Though the vast majority of Women’s Economic Ventures’ funding is from private sources like banks and foundations, the micro-loan and self-employment-training organization uses public money from the City of Santa Barbara to support its 14-week program to help people launch or expand their business.
A major component of Women’s Economic Ventures’ $220,000 of annual public money ultimately comes from the federal Community Development Block Grant program, allocated to it by five Santa Barbara County and Ventura County jurisdictions.
The future of that funding could be in jeopardy.
Looming over human-services organizations across the country is a provision of the Trump Administration’s recently released budget proposal calling for the elimination of all $3 billion of funding for the CDBG program — a major slice of the 13-percent proposed funding reduction for the U.S. Department of Housing and Urban Development.
The CDBG program funds affordable-housing projects, infrastructure, anti-poverty efforts, parks and other public projects on the local level.
“That would be a huge hit for us,” said Women’s Economic Ventures founder and CEO Marsha Bailey.
White House officials wrote in the budget blueprint that since the program’s inception in 1974, the block grants are “not well-targeted to the poorest populations and has not demonstrated results.
“The Budget devolves community and economic development activities to the state and local level, and redirects federal resources to other activities.”
Bailey, along with many cities and politicians on both sides of the aisle, disagrees.
“It’s hard to understand. This is money that supports infrastructure, job creation, access to capital, community development — all of the things that President Trump campaigned on,” she said.
“These are federal dollars coming back to our local communities, and our communities get to decide, within federal priorities, how the money should be used.”
Santa Barbara Mayor Helene Schneider called the proposed elimination extreme and drastic.
“Frankly, I don’t understand the concept behind it because so much of the funding that comes through here ends up helping people become self-sustaining, and actually provides jobs,” she told Noozhawk.
“It’s something that you ask any official at the local level — doesn’t matter their political stripe — they would tell you CDBG funds mean something tangible to the local city,” she said. “It comes directly to us, you can see the results, it’s a big deal.”
On Tuesday, the Santa Barbara City Council approved a list of recipients for the city’s fiscal year 2018 human-services grants, totaling $1.4 million.
After an application, review and scoring process, 46 of the 54 organizations requesting funding for the fiscal year starting July 1 were selected for grants.
The primary sources of human-services grant money are $726,000 from the city’s General Fund and an expected $834,000 from the CDBG program — the latter number based on last year’s federal allocation.
Both Santa Barbara and HUD prioritize where their funding goes.
Entities focusing on poverty, domestic violence and gang violence are first in line for the city’s human-services grants, followed by infrastructure and economic and personal development programs.

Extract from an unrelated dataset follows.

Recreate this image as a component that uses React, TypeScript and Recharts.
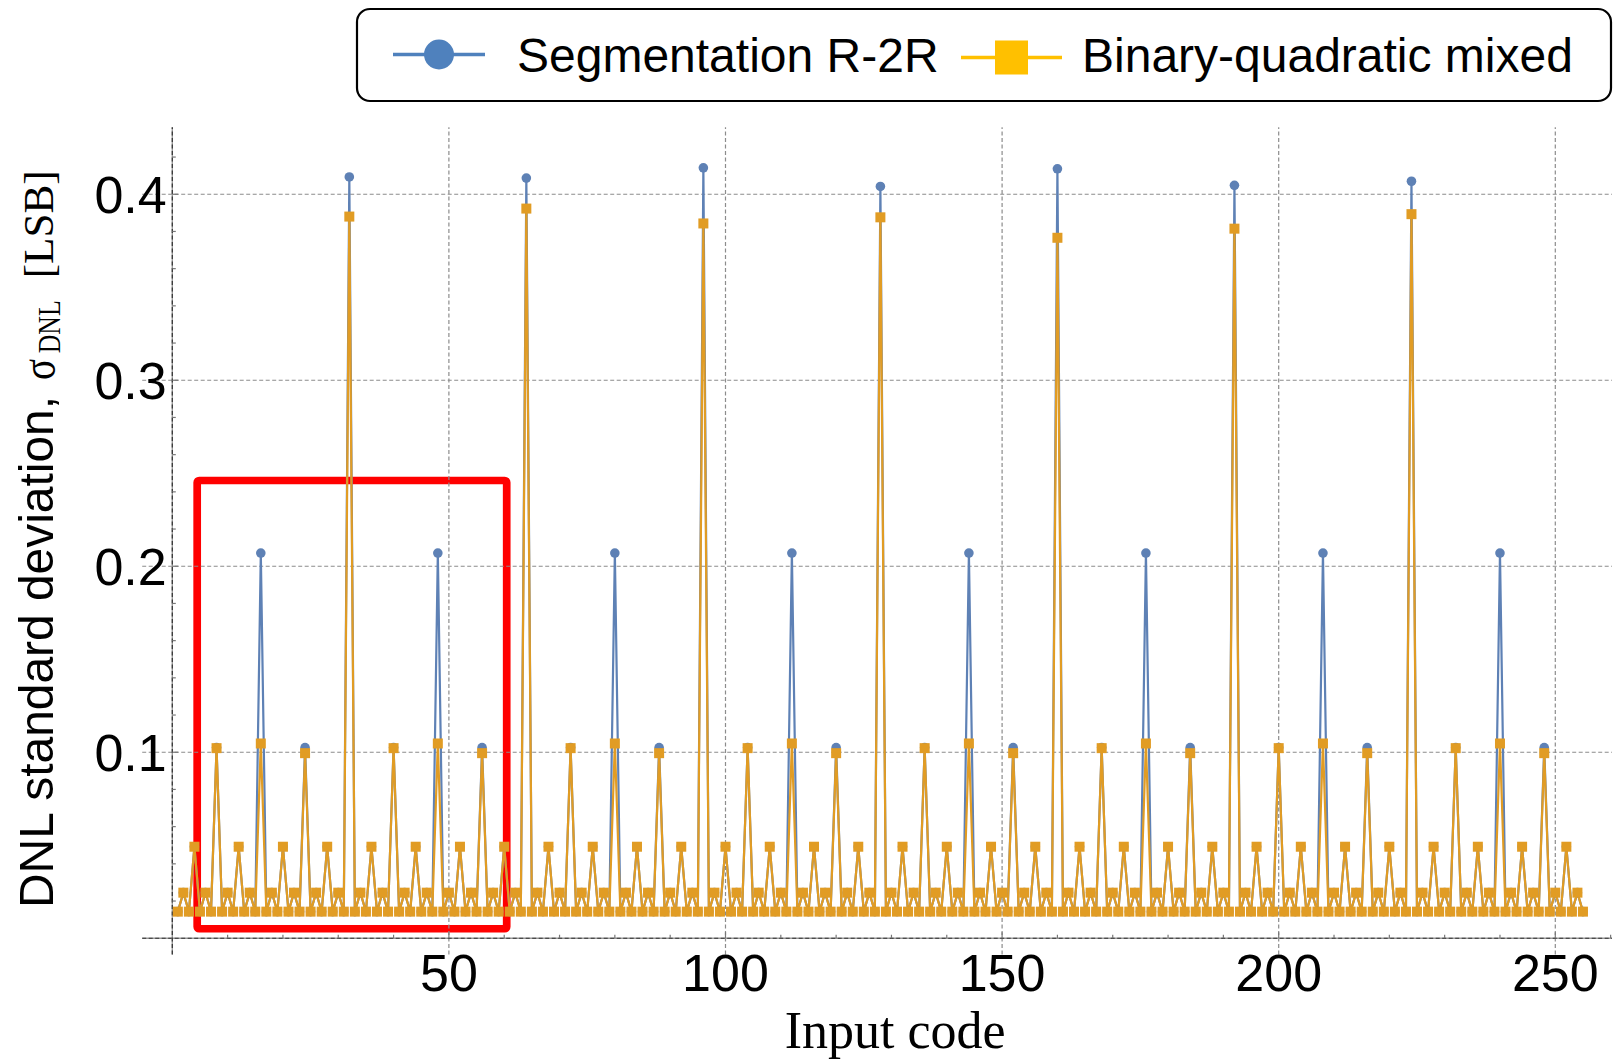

Should HUD funding come in lower than expected, grants for capital projects and the lowest-scoring “Priority 2” public- and human-service applicants would be reduced or eliminated to make up the difference.
“At this point, we do not know how much the city’s allocation is going to be for fiscal year ’18,” Elizabeth Stotts, the city’s community development programs specialist, said at Tuesday’s council meeting.
Congress must first complete the appropriations process for HUD’s fiscal year 2017 funds before the department can announce the CDBG allocation. Stotts told Noozhawk the city’s 2018 CDBG allocation is dependent on HUD’s 2017 appropriations.
The White House’s proposed CDBG elimination, however, would not go into effect until fiscal year 2019, she noted. And Congress would still have to choose to incorporate that cut into the national budget.
Even still, this month’s proposal to eliminate that funding lifeline has already become a source of anxiety for human-services organizations.
“We are seeing the impacts on our clientele. Lots of fear across the board,” said Lisa Brabo, the executive director of Family Service Agency, which was allocated city grant money Tuesday night and offers services supporting families, youths, seniors, school counseling and behavioral health.
“People are wanting to withdraw from entitlement programs, not wanting to sign paperwork, not wanting to leave paperwork behind, staying at home,” she said.
Without agencies like a public health department, Schneider told Noozhawk that partnerships with nonprofits and other organizations are necessary to meet some of the city’s basic human needs, like affordable housing programs.
“We really see this as an investment,” she said.
Even though it supplements CDBG funds more than many other jurisdictions, Santa Barbara’s City Hall might have to come up with a new human-services funding plan should the federal program be terminated.
“We’d have to have that policy discussion,” Schneider said.